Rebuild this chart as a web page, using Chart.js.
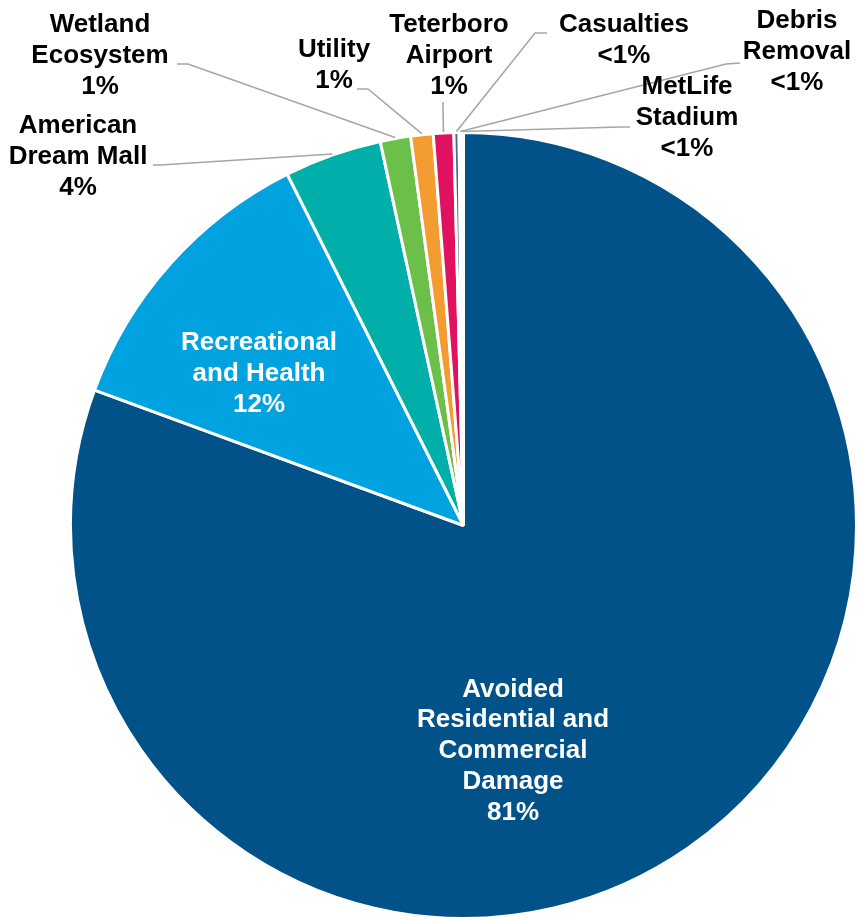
<!DOCTYPE html>
<html>
<head>
<meta charset="utf-8">
<title>Benefit Breakdown</title>
<script src="https://cdn.jsdelivr.net/npm/chart.js@4.4.0/dist/chart.umd.min.js"></script>
<style>
    html, body { margin: 0; padding: 0; overflow: hidden; background: #fff; }
    .chart-box { position: relative; width: 858px; height: 920px; }
</style>
</head>
<body>
<div class="chart-box"><canvas id="benefit-pie"></canvas></div>
<script>
// Benefit categories (wrapped the way they are printed) and their shares in percent
const categories = [
    ['Avoided', 'Residential and', 'Commercial', 'Damage'],
    ['Recreational', 'and Health'],
    ['American', 'Dream Mall'],
    ['Wetland', 'Ecosystem'],
    ['Utility'],
    ['Teterboro', 'Airport'],
    ['Casualties'],
    ['Debris', 'Removal'],
    ['MetLife', 'Stadium']
];
const shares = [80.6, 12.0, 4.0, 1.25, 0.92, 0.84, 0.21, 0.10, 0.08];

const sliceColors = ['#005288', '#00A3E0', '#00AFA9', '#6CC04A', '#F39C32', '#E0115F', '#4A6886', '#7F7F7F', '#A5A5A5'];

// Where each label block sits, and the bend points of its leader line (if any)
const labelLayout = [
    { x: 513, y: 751, color: '#fff' },
    { x: 259, y: 374, color: '#fff' },
    { x: 78, y: 157, color: '#000', leader: [[153, 165], [160, 165]] },
    { x: 100, y: 56, color: '#000', leader: [[177, 64], [188, 64]] },
    { x: 334, y: 65, color: '#000', leader: [[357, 89], [368, 89]] },
    { x: 449, y: 56, color: '#000', leader: [[443, 102], [443, 104]] },
    { x: 624, y: 40, color: '#000', leader: [[547, 33], [535, 33]] },
    { x: 797, y: 52, color: '#000', leader: [[740, 63], [726, 64]] },
    { x: 687, y: 118, color: '#000', leader: [[630, 127], [620, 127]] }
];

const LINE_HEIGHT = 30.7;
const FONT = 'bold 26px "Liberation Sans", Arial, sans-serif';

function pctText(v) {
    const r = Math.round(v);
    return r >= 1 ? r + '%' : '<1%';
}

// Draws leader lines and the label blocks on top of the slices
const sliceLabels = {
    id: 'sliceLabels',
    afterDatasetsDraw(chart) {
        const ctx = chart.ctx;
        const arcs = chart.getDatasetMeta(0).data;
        ctx.save();

        ctx.strokeStyle = '#A6A6A6';
        ctx.lineWidth = 1.6;
        arcs.forEach((arc, i) => {
            const lay = labelLayout[i];
            if (!lay.leader) return;
            const mid = (arc.startAngle + arc.endAngle) / 2;
            const r = arc.outerRadius + 1;
            const ex = arc.x + Math.cos(mid) * r;
            const ey = arc.y + Math.sin(mid) * r;
            ctx.beginPath();
            ctx.moveTo(lay.leader[0][0], lay.leader[0][1]);
            ctx.lineTo(lay.leader[1][0], lay.leader[1][1]);
            ctx.lineTo(ex, ey);
            ctx.stroke();
        });

        ctx.font = FONT;
        ctx.textAlign = 'center';
        ctx.textBaseline = 'middle';
        categories.forEach((lines, i) => {
            const lay = labelLayout[i];
            const all = lines.concat([pctText(shares[i])]);
            const top = lay.y - (all.length - 1) * LINE_HEIGHT / 2;
            ctx.fillStyle = lay.color;
            all.forEach((t, k) => ctx.fillText(t, lay.x, top + k * LINE_HEIGHT));
        });

        ctx.restore();
    }
};

new Chart(document.getElementById('benefit-pie'), {
    type: 'pie',
    data: {
        labels: categories.map(c => c.join(' ')),
        datasets: [{
            data: shares,
            backgroundColor: sliceColors,
            borderColor: '#FFFFFF',
            borderWidth: 3
        }]
    },
    options: {
        responsive: true,
        maintainAspectRatio: false,
        animation: false,
        layout: { padding: { left: 69, right: 0, top: 131, bottom: 0 } },
        plugins: {
            legend: { display: false },
            tooltip: { enabled: false }
        }
    },
    plugins: [sliceLabels]
});
</script>
</body>
</html>
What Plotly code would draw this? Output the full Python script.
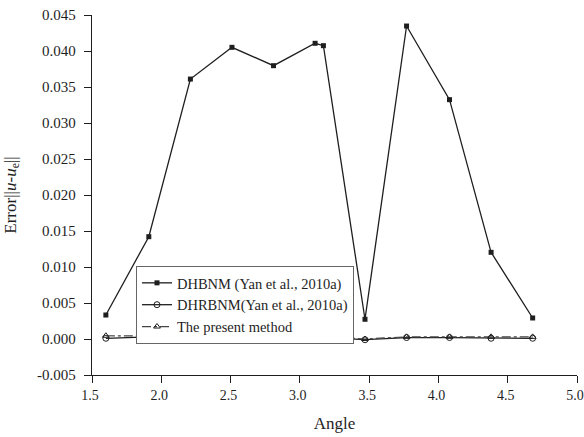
import plotly.graph_objects as go

# Sampling angles (rad)
angle = [1.60, 1.91, 2.21, 2.51, 2.81, 3.11, 3.17, 3.47, 3.77, 4.08, 4.38, 4.68]

# Error norms ||u - u_e|| for each method
err_dhbnm = [0.00333, 0.01421, 0.03610, 0.04051, 0.03796, 0.04107, 0.04074,
             0.00274, 0.04347, 0.03324, 0.01204, 0.00292]
err_dhrbnm = [0.0001, 0.0003, 0.0003, 0.0003, 0.0002, 0.0002, 0.0002,
              -0.0001, 0.0002, 0.0002, 0.0001, 0.0001]
err_present = [0.00045, 0.0004, 0.0004, 0.0004, 0.0003, 0.0003, 0.0003,
               0.0000, 0.0003, 0.0003, 0.0003, 0.0003]

# Axis ticks
x_ticks = [1.5, 2.0, 2.5, 3.0, 3.5, 4.0, 4.5, 5.0]
x_ticklabels = ["1.5", "2.0", "2.5", "3.0", "3.5", "4.0", "4.5", "5.0"]
y_ticks = [-0.005, 0.0, 0.005, 0.010, 0.015, 0.020, 0.025, 0.030, 0.035, 0.040, 0.045]
y_ticklabels = ["-0.005", "0.000", "0.005", "0.010", "0.015", "0.020",
                "0.025", "0.030", "0.035", "0.040", "0.045"]

FONT = "Liberation Serif"
INK = "#1e1e1e"

fig = go.Figure()
fig.add_trace(go.Scatter(
    x=angle, y=err_dhbnm, mode="lines+markers",
    name="DHBNM (Yan et al., 2010a)",
    line=dict(color=INK, width=1.3),
    marker=dict(symbol="square", size=5, color=INK),
))
fig.add_trace(go.Scatter(
    x=angle, y=err_dhrbnm, mode="lines+markers",
    name="DHRBNM(Yan et al., 2010a)",
    line=dict(color=INK, width=1.3),
    marker=dict(symbol="circle-open", size=6, color=INK, line=dict(width=1)),
))
fig.add_trace(go.Scatter(
    x=angle, y=err_present, mode="lines+markers",
    name="The present method",
    line=dict(color="#444444", width=1.2, dash="dashdot"),
    marker=dict(symbol="triangle-up-open", size=6, color=INK, line=dict(width=1)),
))

axis_common = dict(
    showline=True, linecolor=INK, linewidth=1.3,
    ticks="outside", ticklen=7, tickwidth=1.3, tickcolor=INK,
    showgrid=False, zeroline=False, mirror=False,
    automargin=False,
    ticklabeloverflow="allow",
)

fig.update_layout(
    width=584, height=437,
    margin=dict(l=92, r=7, t=15, b=62),
    paper_bgcolor="white", plot_bgcolor="white",
    font=dict(family=FONT, color=INK),
    xaxis=dict(
        range=[1.5, 5.0], tickvals=x_ticks, ticktext=x_ticklabels,
        tickfont=dict(family=FONT, size=14, color=INK),
        ticklabelshift=-2,
        title=dict(text="Angle", font=dict(family=FONT, size=17, color=INK), standoff=15),
        **axis_common,
    ),
    yaxis=dict(
        range=[-0.005, 0.045], tickvals=y_ticks, ticktext=y_ticklabels,
        tickfont=dict(family=FONT, size=15, color=INK),
        ticklabelstandoff=5,
        title=dict(text="Error||<i>u</i>-<i>u</i><sub>e</sub>||",
                   font=dict(family=FONT, size=17, color=INK), standoff=16),
        **axis_common,
    ),
    legend=dict(
        x=0.0907, y=0.303, xanchor="left", yanchor="top",
        bgcolor="white", bordercolor="#666666", borderwidth=1,
        font=dict(family=FONT, size=14.5, color=INK),
        tracegroupgap=0,
    ),
    showlegend=True,
)

fig.write_html("out.html")
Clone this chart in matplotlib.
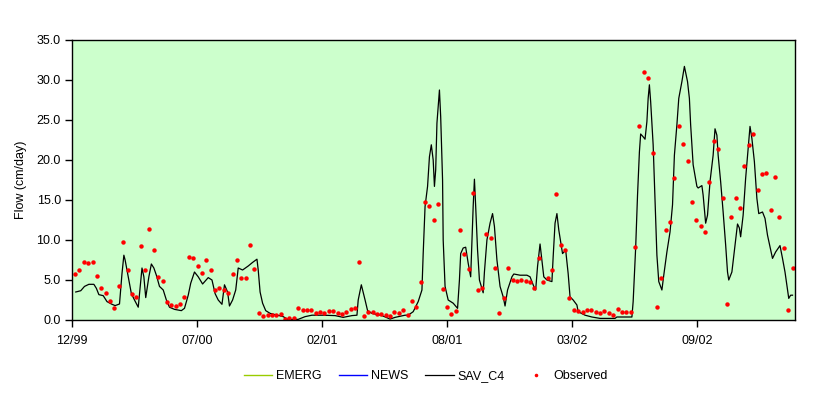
import numpy as np
import pandas as pd
import matplotlib
matplotlib.use("Agg")
import matplotlib.pyplot as plt

# axis starts here, major ticks every 200 days
axis_start = pd.Timestamp("1999-12-31")
axis_days = 1157
tick_step_days = 200

# weekly observed flow (cm/day), first sample 2000-01-05
obs_start = "2000-01-05"
obs_flow = [
    5.8, 6.2, 7.3, 7.1, 7.2, 5.5, 4.0, 3.4, 2.4, 1.5,
    4.2, 9.7, 6.2, 3.2, 2.9, 9.2, 6.2, 11.4, 8.7, 5.4,
    4.9, 2.3, 1.9, 1.8, 2.0, 2.9, 7.9, 7.7, 6.8, 5.9,
    7.5, 6.2, 3.8, 4.0, 3.7, 3.4, 5.7, 7.5, 5.3, 5.3,
    9.4, 6.4, 0.9, 0.55, 0.65, 0.65, 0.65, 0.8, 0.1, 0.2,
    0.3, 1.55, 1.3, 1.3, 1.3, 0.9, 1.05, 0.92, 1.17, 1.17,
    0.92, 0.79, 1.04, 1.42, 1.54, 7.3, 0.55, 1.05, 1.05, 0.75,
    0.75, 0.6, 0.55, 1.05, 0.9, 1.3, 0.6, 2.4, 1.6, 4.8,
    14.7, 14.2, 12.5, 14.5, 3.9, 1.67, 0.8, 1.17, 11.3, 8.2,
    6.4, 15.9, 3.8, 4.0, 10.7, 10.3, 6.5, 0.9, 2.8, 6.5,
    5.0, 4.9, 5.0, 4.9, 4.8, 4.0, 7.8, 4.7, 5.3, 6.2,
    15.8, 9.4, 8.8, 2.7, 1.25, 1.1, 1.0, 1.25, 1.25, 1.0,
    0.9, 1.1, 0.9, 0.6, 1.4, 1.0, 1.0, 1.0, 9.1, 24.3,
    31.0, 30.2, 20.9, 1.67, 5.3, 11.2, 12.2, 17.7, 24.2, 22.0,
    19.9, 14.7, 12.5, 11.8, 11.0, 17.3, 22.4, 21.4, 15.2, 2.0,
    12.9, 15.3, 14.0, 19.3, 21.9, 23.2, 16.3, 18.2, 18.4, 13.8,
    17.9, 12.9, 9.0, 1.3, 6.5,
]

# SAV_C4 simulated flow, days after axis_start
sim_day = [
    6, 14, 20, 27, 35, 39, 43, 50, 56, 63, 69, 76, 80, 83, 85, 90, 95, 100,
    106, 112, 115, 118, 123, 127, 131, 135, 140, 146, 151, 156, 164, 175,
    180, 186, 190, 196, 202, 209, 218, 224, 229, 234, 240, 244, 249, 252,
    257, 262, 266, 273, 282, 289, 296, 298, 301, 305, 310, 317, 338, 346,
    362, 373, 384, 402, 421, 434, 448, 456, 458, 463, 469, 473, 480, 496,
    509, 517, 533, 538, 546, 554, 560, 562, 565, 569, 572, 575, 578, 580,
    582, 584, 588, 590, 593, 594, 597, 602, 610, 617, 620, 622, 626, 630,
    634, 638, 640, 642, 644, 646, 649, 652, 658, 660, 664, 669, 673, 676,
    680, 685, 690, 693, 697, 704, 707, 717, 728, 733, 739, 742, 745, 749,
    752, 755, 760, 768, 770, 773, 776, 779, 785, 790, 794, 797, 802, 808,
    810, 821, 832, 845, 869, 872, 896, 898, 902, 905, 908, 910, 914, 917,
    920, 922, 924, 926, 930, 933, 936, 939, 944, 947, 952, 957, 961, 964,
    968, 971, 976, 980, 985, 988, 990, 994, 1000, 1002, 1008, 1010, 1014,
    1017, 1021, 1026, 1029, 1032, 1034, 1038, 1042, 1046, 1049, 1051, 1056,
    1061, 1065, 1068, 1070, 1074, 1078, 1082, 1085, 1088, 1092, 1096, 1099,
    1105, 1109, 1113, 1121, 1126, 1133, 1137, 1141, 1147, 1150, 1153,
]
sim_flow = [
    3.5, 3.66, 4.2, 4.46, 4.46, 3.96, 3.17, 3.04, 2.3, 2.0, 1.8, 2.0, 5.8, 8.1, 7.5, 5.4, 3.3, 2.5,
    1.6, 6.5, 5.4, 2.8, 5.4, 7.0, 6.5, 5.6, 4.2, 3.75, 2.5, 1.6, 1.33, 1.17,
    1.46, 3.1, 4.6, 6.0, 5.4, 4.5, 5.3, 5.0, 3.3, 2.5, 1.96, 4.4, 3.5, 1.75,
    2.5, 3.75, 6.5, 6.25, 6.75, 7.2, 7.6, 6.25, 3.5, 2.1, 1.17, 0.83, 0.42, 0.05,
    0.08, 0.42, 0.6, 0.6, 0.55, 0.33, 0.55, 0.6, 2.5, 4.4, 2.5, 1.17, 0.83, 0.55,
    0.12, 0.33, 0.6, 0.6, 1.04, 2.3, 3.75, 8.3, 14.2, 16.7, 20.4, 21.9, 20.0, 16.7,
    18.75, 24.6, 28.75, 25.4, 17.5, 10.0, 4.2, 2.5, 2.1, 1.46, 5.0, 8.3, 9.0, 9.1,
    7.1, 5.4, 10.0, 14.2, 17.6, 14.2, 8.75, 5.0, 3.4, 6.0, 10.0, 12.1, 13.3, 11.7,
    7.5, 4.2, 2.9, 1.75, 3.75, 5.4, 5.75, 5.6, 5.6, 5.4, 4.2, 3.75, 6.7, 9.5,
    7.5, 5.4, 5.0, 4.8, 7.9, 12.1, 13.3, 11.25, 8.3, 8.75, 5.8, 2.9, 2.5, 1.875,
    1.04, 0.6, 0.375, 0.2, 0.2, 0.375, 0.375, 2.3, 9.0, 15.6, 21.0, 23.25, 22.9, 22.6,
    24.8, 27.7, 29.4, 27.3, 21.9, 14.8, 8.1, 4.8, 3.75, 5.6, 8.5, 11.0, 14.4, 20.6,
    24.4, 27.7, 29.8, 31.7, 29.8, 27.7, 24.4, 19.4, 16.7, 16.5, 16.8, 15.6, 12.1,
    13.1, 17.3, 20.6, 23.9, 23.1, 20.6, 17.3, 13.5, 9.4, 6.0, 5.0, 6.0,
    9.4, 12.0, 11.5, 10.4, 13.1, 17.7, 21.5, 24.2, 22.7, 19.8, 15.2, 13.3,
    13.5, 12.7, 10.6, 7.7, 8.5, 9.3, 7.7, 6.0, 2.7, 3.1, 3.1,
]

tick_labels = ["12/99", "07/00", "02/01", "08/01", "03/02", "09/02"]

plt.rcParams["font.family"] = ["Liberation Sans", "DejaVu Sans"]

obs_dates = pd.date_range(obs_start, periods=len(obs_flow), freq="7D")
sim_dates = axis_start + pd.to_timedelta(sim_day, unit="D")

fig = plt.figure(figsize=(8.3, 3.97), dpi=100)
ax = fig.add_axes([72 / 830, 1 - 320 / 397, (795 - 72) / 830, (320 - 40) / 397])
ax.set_facecolor("#CCFFCC")

# EMERG and NEWS have no visible data in the chart, legend only
ax.plot([], [], color="#99CC00", lw=1, label="EMERG")
ax.plot([], [], color="#0000FF", lw=1, label="NEWS")
ax.plot(sim_dates, sim_flow, color="black", lw=0.9, label="SAV_C4")
ax.plot(obs_dates, obs_flow, ls="none", marker="o", ms=3.2, mfc="#FF0000",
        mec="#FF0000", mew=0, label="Observed")

ax.set_xlim(axis_start, axis_start + pd.Timedelta(days=axis_days))
ax.set_ylim(0, 35)
ax.set_yticks(np.arange(0, 35.1, 5))
ax.set_yticklabels([f"{v:.1f}" for v in np.arange(0, 35.1, 5)])
ticks = [axis_start + pd.Timedelta(days=tick_step_days * k) for k in range(len(tick_labels))]
ax.set_xticks(ticks)
ax.set_xticklabels(tick_labels)

ax.tick_params(axis="both", direction="out", length=5, width=1, labelsize=9, colors="black")
ax.tick_params(axis="x", pad=6)
ax.tick_params(axis="y", pad=3)
for s in ax.spines.values():
    s.set_color("black")
    s.set_linewidth(1)

ax.set_ylabel("Flow (cm/day)", fontsize=9, labelpad=7)

fig.legend(loc="center", bbox_to_anchor=(426 / 830, 1 - 376 / 397), ncol=4, frameon=False,
           fontsize=9, handlelength=2.25, handletextpad=0.3, columnspacing=1.4,
           markerscale=0.8)

fig.savefig("out.png", dpi=100)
-------------------------
In the listing above, find the line with "What Plotly code" and the line with "0.0000, 0.0003, 0.0003, 0.0003, 0.0003]". Copy exactly those lines and all between them, minus the images.

*Answer to the problem*:
What Plotly code would draw this? Output the full Python script.
import plotly.graph_objects as go

# Sampling angles (rad)
angle = [1.60, 1.91, 2.21, 2.51, 2.81, 3.11, 3.17, 3.47, 3.77, 4.08, 4.38, 4.68]

# Error norms ||u - u_e|| for each method
err_dhbnm = [0.00333, 0.01421, 0.03610, 0.04051, 0.03796, 0.04107, 0.04074,
             0.00274, 0.04347, 0.03324, 0.01204, 0.00292]
err_dhrbnm = [0.0001, 0.0003, 0.0003, 0.0003, 0.0002, 0.0002, 0.0002,
              -0.0001, 0.0002, 0.0002, 0.0001, 0.0001]
err_present = [0.00045, 0.0004, 0.0004, 0.0004, 0.0003, 0.0003, 0.0003,
               0.0000, 0.0003, 0.0003, 0.0003, 0.0003]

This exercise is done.